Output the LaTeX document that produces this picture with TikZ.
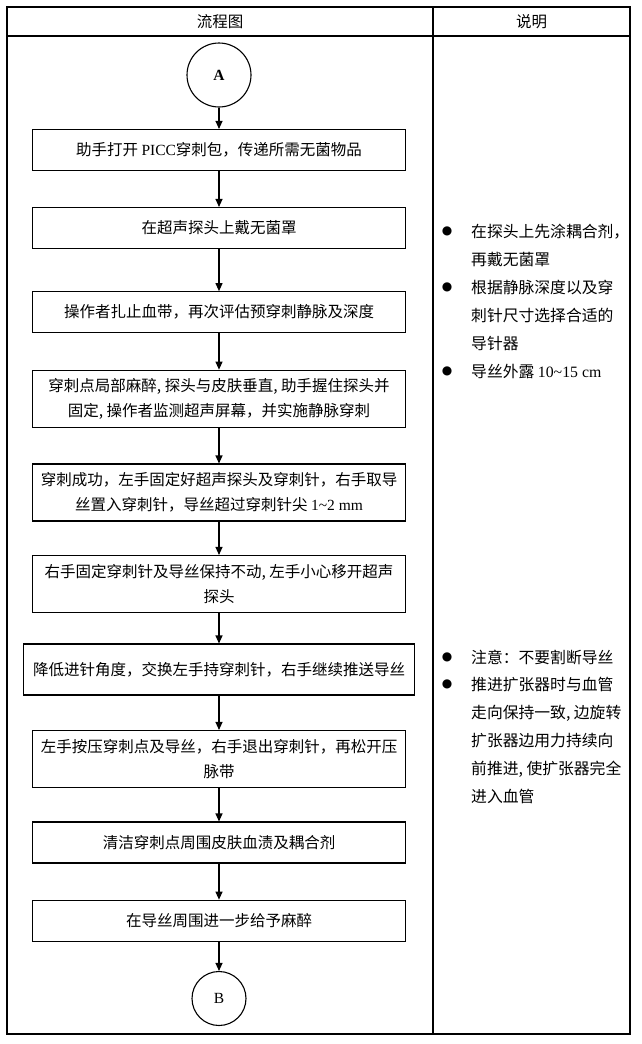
\documentclass[tikz,border=0pt]{standalone}
\usepackage{fontspec}
\setmainfont{Noto Sans CJK SC}
\newfontfamily\latinfont{Liberation Serif}
\newfontfamily\dotfont{DejaVu Sans}
\usetikzlibrary{arrows.meta}

\begin{document}
\begin{tikzpicture}[
    x=1pt, y=-1pt,
    font=\fontsize{15.5}{25}\selectfont,
    stepbox/.style={rectangle, draw, line width=1.1pt, minimum width=373pt, minimum height=41pt, align=center, inner sep=2pt},
    twoline/.style={stepbox, minimum height=57pt},
    joint/.style={circle, draw, line width=1.1pt, minimum size=64pt, inner sep=0pt},
    arrow/.style={-{Triangle[length=8pt,width=7pt]}, line width=1.1pt},
    dot/.style={font=\dotfont\fontsize{12}{12}\selectfont, inner sep=0pt},
    note/.style={anchor=west, align=left, inner sep=0pt, font=\fontsize{15.8}{28}\selectfont}
]
\useasboundingbox (0,0) rectangle (641,1044);

% Table frame
\draw[line width=1.3pt] (7,7) rectangle (630,1034);
\draw[line width=1.1pt] (7,36) -- (630,36);
\draw[line width=1.3pt] (433,7) -- (433,1034);
\node (hflow) at (220,22) {流程图};
\node (hnote) at (531.5,22) {说明};

% Flow column
\node[joint] (A) at (219,75) {{\latinfont\bfseries A}};
\node[stepbox] (s1) at (219,150) {助手打开 {\latinfont PICC}穿刺包，传递所需无菌物品};
\node[stepbox] (s2) at (219,228) {在超声探头上戴无菌罩};
\node[stepbox] (s3) at (219,312.2) {操作者扎止血带，再次评估预穿刺静脉及深度};
\node[twoline] (s4) at (219,398.7) {穿刺点局部麻醉, 探头与皮肤垂直, 助手握住探头并\\固定, 操作者监测超声屏幕，并实施静脉穿刺};
\node[twoline] (s5) at (219,492.5) {穿刺成功，左手固定好超声探头及穿刺针，右手取导\\丝置入穿刺针，导丝超过穿刺针尖 {\latinfont 1\textasciitilde 2 mm}};
\node[twoline] (s6) at (219,584) {右手固定穿刺针及导丝保持不动, 左手小心移开超声\\探头};
\node[stepbox, minimum width=391pt, minimum height=51pt] (s7) at (219,669.5) {降低进针角度，交换左手持穿刺针，右手继续推送导丝};
\node[twoline] (s8) at (219,759) {左手按压穿刺点及导丝，右手退出穿刺针，再松开压\\脉带};
\node[stepbox] (s9) at (219,842.5) {清洁穿刺点周围皮肤血渍及耦合剂};
\node[stepbox] (s10) at (219,920.7) {在导丝周围进一步给予麻醉};
\node[joint, minimum size=54pt] (B) at (219,998.5) {{\latinfont B}};

% Arrows between steps
\draw[arrow] (A) -- (s1);
\draw[arrow] (s1) -- (s2);
\draw[arrow] (s2) -- (s3);
\draw[arrow] (s3) -- (s4);
\draw[arrow] (s4) -- (s5);
\draw[arrow] (s5) -- (s6);
\draw[arrow] (s6) -- (s7);
\draw[arrow] (s7) -- (s8);
\draw[arrow] (s8) -- (s9);
\draw[arrow] (s9) -- (s10);
\draw[arrow] (s10) -- (B);

% Notes column
\node[dot] (d1) at (447,231) {●};
\node[note] (n1) at (471,245) {在探头上先涂耦合剂，\\再戴无菌罩};
\node[dot] (d2) at (447,287) {●};
\node[note] (n2) at (471,315) {根据静脉深度以及穿\\刺针尺寸选择合适的\\导针器};
\node[dot] (d3) at (447,371) {●};
\node[note] (n3) at (471,371) {导丝外露 {\latinfont 10\textasciitilde 15 cm}};

\node[dot] (d4) at (447,657) {●};
\node[note] (n4) at (471,657) {注意：不要割断导丝};
\node[dot] (d5) at (447,684) {●};
\node[note] (n5) at (471,740) {推进扩张器时与血管\\走向保持一致, 边旋转\\扩张器边用力持续向\\前推进, 使扩张器完全\\进入血管};
\end{tikzpicture}
\end{document}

******

Task prompt =
Exactly as they appear, print the lines of the listing above from its first line through the line that contains "minimum size=54pt] (B)", minus the pictures.

Result of the task =
Output the LaTeX document that produces this picture with TikZ.
\documentclass[tikz,border=0pt]{standalone}
\usepackage{fontspec}
\setmainfont{Noto Sans CJK SC}
\newfontfamily\latinfont{Liberation Serif}
\newfontfamily\dotfont{DejaVu Sans}
\usetikzlibrary{arrows.meta}

\begin{document}
\begin{tikzpicture}[
    x=1pt, y=-1pt,
    font=\fontsize{15.5}{25}\selectfont,
    stepbox/.style={rectangle, draw, line width=1.1pt, minimum width=373pt, minimum height=41pt, align=center, inner sep=2pt},
    twoline/.style={stepbox, minimum height=57pt},
    joint/.style={circle, draw, line width=1.1pt, minimum size=64pt, inner sep=0pt},
    arrow/.style={-{Triangle[length=8pt,width=7pt]}, line width=1.1pt},
    dot/.style={font=\dotfont\fontsize{12}{12}\selectfont, inner sep=0pt},
    note/.style={anchor=west, align=left, inner sep=0pt, font=\fontsize{15.8}{28}\selectfont}
]
\useasboundingbox (0,0) rectangle (641,1044);

% Table frame
\draw[line width=1.3pt] (7,7) rectangle (630,1034);
\draw[line width=1.1pt] (7,36) -- (630,36);
\draw[line width=1.3pt] (433,7) -- (433,1034);
\node (hflow) at (220,22) {流程图};
\node (hnote) at (531.5,22) {说明};

% Flow column
\node[joint] (A) at (219,75) {{\latinfont\bfseries A}};
\node[stepbox] (s1) at (219,150) {助手打开 {\latinfont PICC}穿刺包，传递所需无菌物品};
\node[stepbox] (s2) at (219,228) {在超声探头上戴无菌罩};
\node[stepbox] (s3) at (219,312.2) {操作者扎止血带，再次评估预穿刺静脉及深度};
\node[twoline] (s4) at (219,398.7) {穿刺点局部麻醉, 探头与皮肤垂直, 助手握住探头并\\固定, 操作者监测超声屏幕，并实施静脉穿刺};
\node[twoline] (s5) at (219,492.5) {穿刺成功，左手固定好超声探头及穿刺针，右手取导\\丝置入穿刺针，导丝超过穿刺针尖 {\latinfont 1\textasciitilde 2 mm}};
\node[twoline] (s6) at (219,584) {右手固定穿刺针及导丝保持不动, 左手小心移开超声\\探头};
\node[stepbox, minimum width=391pt, minimum height=51pt] (s7) at (219,669.5) {降低进针角度，交换左手持穿刺针，右手继续推送导丝};
\node[twoline] (s8) at (219,759) {左手按压穿刺点及导丝，右手退出穿刺针，再松开压\\脉带};
\node[stepbox] (s9) at (219,842.5) {清洁穿刺点周围皮肤血渍及耦合剂};
\node[stepbox] (s10) at (219,920.7) {在导丝周围进一步给予麻醉};
\node[joint, minimum size=54pt] (B) at (219,998.5) {{\latinfont B}};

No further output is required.